[Task directions] In the entries that follow, the first line to write out is the one containing "Emit a LaTeX", and the last is the one containing "(12,1086) rectangle (940,1350);". Reproduce that stretch exactly, with nothing before or after it.

[Dataset excerpts]
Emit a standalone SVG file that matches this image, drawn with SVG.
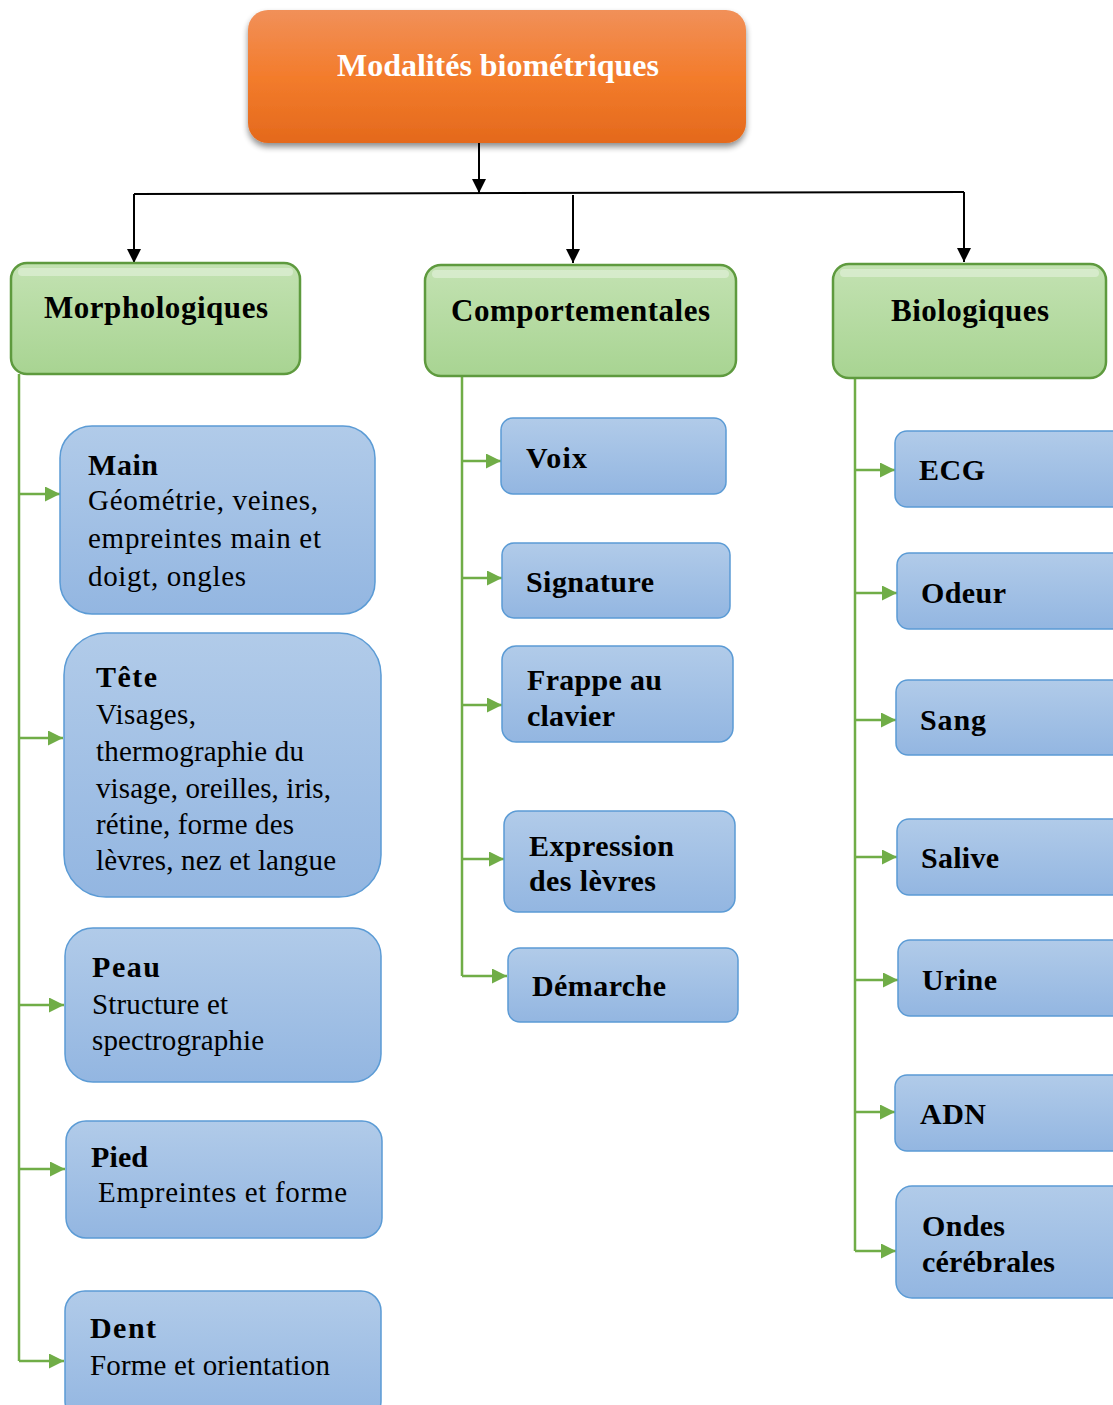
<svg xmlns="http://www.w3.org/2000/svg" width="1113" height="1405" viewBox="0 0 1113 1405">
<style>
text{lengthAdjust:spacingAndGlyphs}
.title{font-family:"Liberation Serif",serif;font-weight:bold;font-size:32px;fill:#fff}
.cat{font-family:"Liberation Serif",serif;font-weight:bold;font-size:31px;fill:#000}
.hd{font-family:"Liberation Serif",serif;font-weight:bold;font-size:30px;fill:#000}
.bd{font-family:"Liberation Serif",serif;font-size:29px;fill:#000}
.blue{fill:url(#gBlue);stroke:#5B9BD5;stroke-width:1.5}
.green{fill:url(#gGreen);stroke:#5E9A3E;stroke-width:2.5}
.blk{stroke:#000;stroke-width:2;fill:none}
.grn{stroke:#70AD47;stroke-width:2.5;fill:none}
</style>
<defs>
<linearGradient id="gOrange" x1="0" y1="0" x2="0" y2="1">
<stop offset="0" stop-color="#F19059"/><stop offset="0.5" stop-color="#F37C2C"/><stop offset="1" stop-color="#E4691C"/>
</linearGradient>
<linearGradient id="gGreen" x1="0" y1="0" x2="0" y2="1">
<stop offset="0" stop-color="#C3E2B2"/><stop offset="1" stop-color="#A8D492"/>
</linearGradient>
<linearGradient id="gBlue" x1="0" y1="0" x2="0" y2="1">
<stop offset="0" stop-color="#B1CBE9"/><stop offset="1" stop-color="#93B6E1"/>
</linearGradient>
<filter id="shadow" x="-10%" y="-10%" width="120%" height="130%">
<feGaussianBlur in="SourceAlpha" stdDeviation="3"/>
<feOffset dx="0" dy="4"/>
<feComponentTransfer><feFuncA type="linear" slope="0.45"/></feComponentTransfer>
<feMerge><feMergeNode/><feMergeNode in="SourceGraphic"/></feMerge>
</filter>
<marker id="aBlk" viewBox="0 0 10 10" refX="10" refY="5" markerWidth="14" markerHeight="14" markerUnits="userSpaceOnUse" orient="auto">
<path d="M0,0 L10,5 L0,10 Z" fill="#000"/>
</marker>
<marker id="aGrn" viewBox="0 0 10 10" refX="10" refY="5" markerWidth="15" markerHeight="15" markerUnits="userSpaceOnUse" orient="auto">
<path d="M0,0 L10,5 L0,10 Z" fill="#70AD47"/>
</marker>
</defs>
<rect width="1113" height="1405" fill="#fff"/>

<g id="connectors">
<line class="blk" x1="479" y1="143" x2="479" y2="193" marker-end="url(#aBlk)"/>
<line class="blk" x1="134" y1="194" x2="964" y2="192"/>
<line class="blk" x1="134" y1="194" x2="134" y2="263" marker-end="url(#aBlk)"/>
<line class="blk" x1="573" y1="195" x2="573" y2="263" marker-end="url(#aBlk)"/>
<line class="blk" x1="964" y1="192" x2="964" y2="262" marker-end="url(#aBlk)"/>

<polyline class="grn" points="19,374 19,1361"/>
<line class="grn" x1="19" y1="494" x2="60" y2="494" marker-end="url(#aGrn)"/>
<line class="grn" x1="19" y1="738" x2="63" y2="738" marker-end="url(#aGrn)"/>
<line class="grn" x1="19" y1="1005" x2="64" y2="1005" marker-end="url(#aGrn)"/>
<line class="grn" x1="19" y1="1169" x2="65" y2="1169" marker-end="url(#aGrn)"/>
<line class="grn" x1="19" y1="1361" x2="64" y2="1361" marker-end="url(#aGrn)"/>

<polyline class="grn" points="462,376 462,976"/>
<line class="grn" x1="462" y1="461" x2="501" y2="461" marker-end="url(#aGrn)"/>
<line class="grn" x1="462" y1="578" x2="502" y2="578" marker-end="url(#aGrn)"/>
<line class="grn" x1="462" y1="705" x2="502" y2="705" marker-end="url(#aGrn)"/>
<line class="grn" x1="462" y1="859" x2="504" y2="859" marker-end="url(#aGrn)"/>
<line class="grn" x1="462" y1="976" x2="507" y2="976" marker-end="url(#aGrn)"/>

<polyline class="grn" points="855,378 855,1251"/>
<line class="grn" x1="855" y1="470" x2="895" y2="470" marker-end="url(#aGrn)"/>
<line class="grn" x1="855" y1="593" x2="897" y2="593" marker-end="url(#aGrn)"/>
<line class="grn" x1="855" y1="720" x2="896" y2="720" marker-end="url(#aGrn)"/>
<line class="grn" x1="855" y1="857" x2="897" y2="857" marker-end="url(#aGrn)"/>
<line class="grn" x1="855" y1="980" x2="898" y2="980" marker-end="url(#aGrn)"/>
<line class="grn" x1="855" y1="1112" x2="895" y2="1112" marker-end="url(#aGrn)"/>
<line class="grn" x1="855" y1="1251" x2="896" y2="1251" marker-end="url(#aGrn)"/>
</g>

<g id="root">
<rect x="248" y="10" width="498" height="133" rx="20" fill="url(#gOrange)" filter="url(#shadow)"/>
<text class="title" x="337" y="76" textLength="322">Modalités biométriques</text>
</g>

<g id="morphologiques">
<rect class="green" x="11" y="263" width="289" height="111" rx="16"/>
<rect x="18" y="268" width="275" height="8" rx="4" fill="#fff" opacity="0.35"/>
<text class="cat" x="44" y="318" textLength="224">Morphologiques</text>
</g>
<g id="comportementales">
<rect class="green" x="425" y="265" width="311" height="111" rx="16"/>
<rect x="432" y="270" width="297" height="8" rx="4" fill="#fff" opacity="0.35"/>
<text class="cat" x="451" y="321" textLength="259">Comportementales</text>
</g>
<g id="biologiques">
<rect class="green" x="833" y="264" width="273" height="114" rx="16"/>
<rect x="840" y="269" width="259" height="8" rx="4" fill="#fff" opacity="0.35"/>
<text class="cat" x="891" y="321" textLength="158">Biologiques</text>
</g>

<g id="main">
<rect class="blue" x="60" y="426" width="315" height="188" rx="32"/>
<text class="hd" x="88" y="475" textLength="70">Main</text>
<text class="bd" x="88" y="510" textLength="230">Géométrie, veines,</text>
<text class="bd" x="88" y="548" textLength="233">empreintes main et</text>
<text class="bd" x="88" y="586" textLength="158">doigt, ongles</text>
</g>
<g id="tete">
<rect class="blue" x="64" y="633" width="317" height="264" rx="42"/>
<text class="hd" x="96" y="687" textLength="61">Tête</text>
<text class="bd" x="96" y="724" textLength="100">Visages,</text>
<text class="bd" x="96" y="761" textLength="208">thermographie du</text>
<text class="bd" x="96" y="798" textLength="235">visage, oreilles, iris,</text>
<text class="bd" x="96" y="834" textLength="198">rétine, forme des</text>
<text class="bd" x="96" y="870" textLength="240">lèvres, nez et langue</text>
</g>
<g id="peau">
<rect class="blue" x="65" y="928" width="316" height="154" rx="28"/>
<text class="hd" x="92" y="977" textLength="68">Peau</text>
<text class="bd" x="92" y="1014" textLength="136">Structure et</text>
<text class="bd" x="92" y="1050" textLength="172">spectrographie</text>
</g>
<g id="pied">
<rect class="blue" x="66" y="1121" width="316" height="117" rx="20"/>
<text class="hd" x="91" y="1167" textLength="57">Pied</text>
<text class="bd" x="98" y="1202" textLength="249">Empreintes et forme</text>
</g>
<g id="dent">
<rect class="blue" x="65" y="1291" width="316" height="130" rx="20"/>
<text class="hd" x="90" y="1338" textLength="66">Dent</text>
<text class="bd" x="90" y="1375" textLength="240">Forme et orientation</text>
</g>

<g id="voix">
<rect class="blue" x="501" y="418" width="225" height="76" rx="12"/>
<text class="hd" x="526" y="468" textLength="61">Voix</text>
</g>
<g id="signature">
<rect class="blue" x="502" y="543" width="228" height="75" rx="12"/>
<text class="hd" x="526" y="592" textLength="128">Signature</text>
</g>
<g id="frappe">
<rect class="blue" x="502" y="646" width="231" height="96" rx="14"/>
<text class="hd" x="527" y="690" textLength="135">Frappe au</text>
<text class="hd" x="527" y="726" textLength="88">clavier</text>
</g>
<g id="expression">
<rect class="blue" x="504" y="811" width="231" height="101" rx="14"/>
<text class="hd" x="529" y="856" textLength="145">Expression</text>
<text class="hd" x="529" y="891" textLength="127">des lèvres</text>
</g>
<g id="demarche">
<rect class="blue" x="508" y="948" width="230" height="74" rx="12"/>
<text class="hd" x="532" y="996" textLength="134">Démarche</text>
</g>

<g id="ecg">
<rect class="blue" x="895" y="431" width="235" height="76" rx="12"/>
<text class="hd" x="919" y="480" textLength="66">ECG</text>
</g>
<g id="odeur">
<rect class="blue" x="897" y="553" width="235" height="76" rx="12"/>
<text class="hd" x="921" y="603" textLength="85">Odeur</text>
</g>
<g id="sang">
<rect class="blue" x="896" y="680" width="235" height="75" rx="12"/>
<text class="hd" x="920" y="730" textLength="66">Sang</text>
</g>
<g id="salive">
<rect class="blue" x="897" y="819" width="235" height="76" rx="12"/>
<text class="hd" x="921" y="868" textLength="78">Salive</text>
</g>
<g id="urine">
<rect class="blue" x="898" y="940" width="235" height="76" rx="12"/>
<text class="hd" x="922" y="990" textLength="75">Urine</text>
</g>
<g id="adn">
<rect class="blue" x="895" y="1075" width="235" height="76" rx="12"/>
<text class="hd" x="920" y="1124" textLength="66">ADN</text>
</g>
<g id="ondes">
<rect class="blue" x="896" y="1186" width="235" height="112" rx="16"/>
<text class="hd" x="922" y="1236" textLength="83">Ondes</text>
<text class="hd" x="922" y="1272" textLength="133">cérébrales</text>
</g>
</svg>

---

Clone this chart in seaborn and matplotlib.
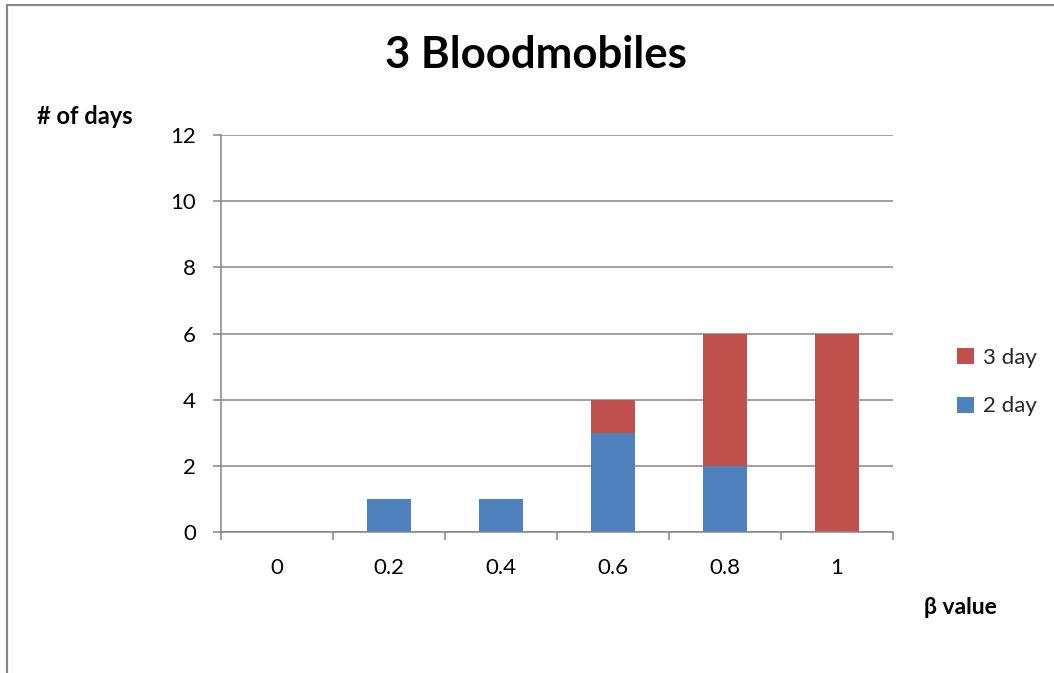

---

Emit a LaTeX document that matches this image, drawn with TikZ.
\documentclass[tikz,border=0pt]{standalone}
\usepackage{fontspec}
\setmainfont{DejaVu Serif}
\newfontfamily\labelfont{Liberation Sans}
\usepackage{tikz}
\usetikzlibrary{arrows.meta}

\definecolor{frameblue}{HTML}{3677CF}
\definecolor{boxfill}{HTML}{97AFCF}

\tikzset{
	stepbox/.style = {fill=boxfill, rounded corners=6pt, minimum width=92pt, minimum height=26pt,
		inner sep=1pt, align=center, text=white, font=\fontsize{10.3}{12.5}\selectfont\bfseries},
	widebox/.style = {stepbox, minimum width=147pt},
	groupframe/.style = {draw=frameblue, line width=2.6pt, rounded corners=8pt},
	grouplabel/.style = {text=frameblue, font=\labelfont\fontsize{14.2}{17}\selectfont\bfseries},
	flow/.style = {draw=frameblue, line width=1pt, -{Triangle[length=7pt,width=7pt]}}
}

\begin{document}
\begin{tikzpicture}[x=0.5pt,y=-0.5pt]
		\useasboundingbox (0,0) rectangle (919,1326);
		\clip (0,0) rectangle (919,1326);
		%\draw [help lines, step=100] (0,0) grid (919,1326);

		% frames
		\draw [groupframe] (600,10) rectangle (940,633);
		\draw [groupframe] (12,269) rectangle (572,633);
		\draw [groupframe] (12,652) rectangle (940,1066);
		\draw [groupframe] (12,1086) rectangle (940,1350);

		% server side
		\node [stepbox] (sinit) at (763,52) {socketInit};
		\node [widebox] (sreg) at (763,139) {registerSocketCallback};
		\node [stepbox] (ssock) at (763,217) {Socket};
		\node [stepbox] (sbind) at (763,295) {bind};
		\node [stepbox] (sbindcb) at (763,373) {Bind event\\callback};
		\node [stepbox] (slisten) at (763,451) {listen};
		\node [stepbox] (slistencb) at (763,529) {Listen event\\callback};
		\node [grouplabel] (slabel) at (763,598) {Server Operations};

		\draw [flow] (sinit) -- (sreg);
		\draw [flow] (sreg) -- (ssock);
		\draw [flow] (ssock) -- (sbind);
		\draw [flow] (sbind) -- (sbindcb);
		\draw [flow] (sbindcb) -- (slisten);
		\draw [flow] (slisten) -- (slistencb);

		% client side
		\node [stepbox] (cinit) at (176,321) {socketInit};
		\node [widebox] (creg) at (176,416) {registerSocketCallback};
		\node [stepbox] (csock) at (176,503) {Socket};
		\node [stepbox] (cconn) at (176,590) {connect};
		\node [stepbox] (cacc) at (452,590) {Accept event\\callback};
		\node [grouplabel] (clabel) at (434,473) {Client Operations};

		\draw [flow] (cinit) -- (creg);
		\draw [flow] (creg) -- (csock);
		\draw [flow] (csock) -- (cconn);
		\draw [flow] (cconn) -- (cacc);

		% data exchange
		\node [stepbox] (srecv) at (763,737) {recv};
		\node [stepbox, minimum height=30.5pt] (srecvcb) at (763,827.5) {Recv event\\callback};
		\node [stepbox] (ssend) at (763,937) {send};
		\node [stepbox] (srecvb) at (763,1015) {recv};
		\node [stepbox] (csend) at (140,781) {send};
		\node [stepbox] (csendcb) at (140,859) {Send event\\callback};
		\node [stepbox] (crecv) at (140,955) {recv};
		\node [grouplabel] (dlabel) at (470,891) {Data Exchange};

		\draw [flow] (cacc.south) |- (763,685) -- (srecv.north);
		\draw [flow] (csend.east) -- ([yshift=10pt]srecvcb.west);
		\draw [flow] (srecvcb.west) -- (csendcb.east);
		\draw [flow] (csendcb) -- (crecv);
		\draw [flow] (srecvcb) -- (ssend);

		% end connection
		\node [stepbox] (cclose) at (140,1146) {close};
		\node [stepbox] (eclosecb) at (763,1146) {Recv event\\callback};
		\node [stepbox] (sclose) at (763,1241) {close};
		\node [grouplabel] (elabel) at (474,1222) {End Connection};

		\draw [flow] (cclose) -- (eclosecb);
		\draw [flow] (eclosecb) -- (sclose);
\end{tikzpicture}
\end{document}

[Correct output]
Emit a LaTeX document that matches this image, drawn with TikZ.
\documentclass[tikz,border=0pt]{standalone}
\usepackage{fontspec}
\setmainfont{DejaVu Serif}
\newfontfamily\labelfont{Liberation Sans}
\usepackage{tikz}
\usetikzlibrary{arrows.meta}

\definecolor{frameblue}{HTML}{3677CF}
\definecolor{boxfill}{HTML}{97AFCF}

\tikzset{
	stepbox/.style = {fill=boxfill, rounded corners=6pt, minimum width=92pt, minimum height=26pt,
		inner sep=1pt, align=center, text=white, font=\fontsize{10.3}{12.5}\selectfont\bfseries},
	widebox/.style = {stepbox, minimum width=147pt},
	groupframe/.style = {draw=frameblue, line width=2.6pt, rounded corners=8pt},
	grouplabel/.style = {text=frameblue, font=\labelfont\fontsize{14.2}{17}\selectfont\bfseries},
	flow/.style = {draw=frameblue, line width=1pt, -{Triangle[length=7pt,width=7pt]}}
}

\begin{document}
\begin{tikzpicture}[x=0.5pt,y=-0.5pt]
		\useasboundingbox (0,0) rectangle (919,1326);
		\clip (0,0) rectangle (919,1326);
		%\draw [help lines, step=100] (0,0) grid (919,1326);

		% frames
		\draw [groupframe] (600,10) rectangle (940,633);
		\draw [groupframe] (12,269) rectangle (572,633);
		\draw [groupframe] (12,652) rectangle (940,1066);
		\draw [groupframe] (12,1086) rectangle (940,1350);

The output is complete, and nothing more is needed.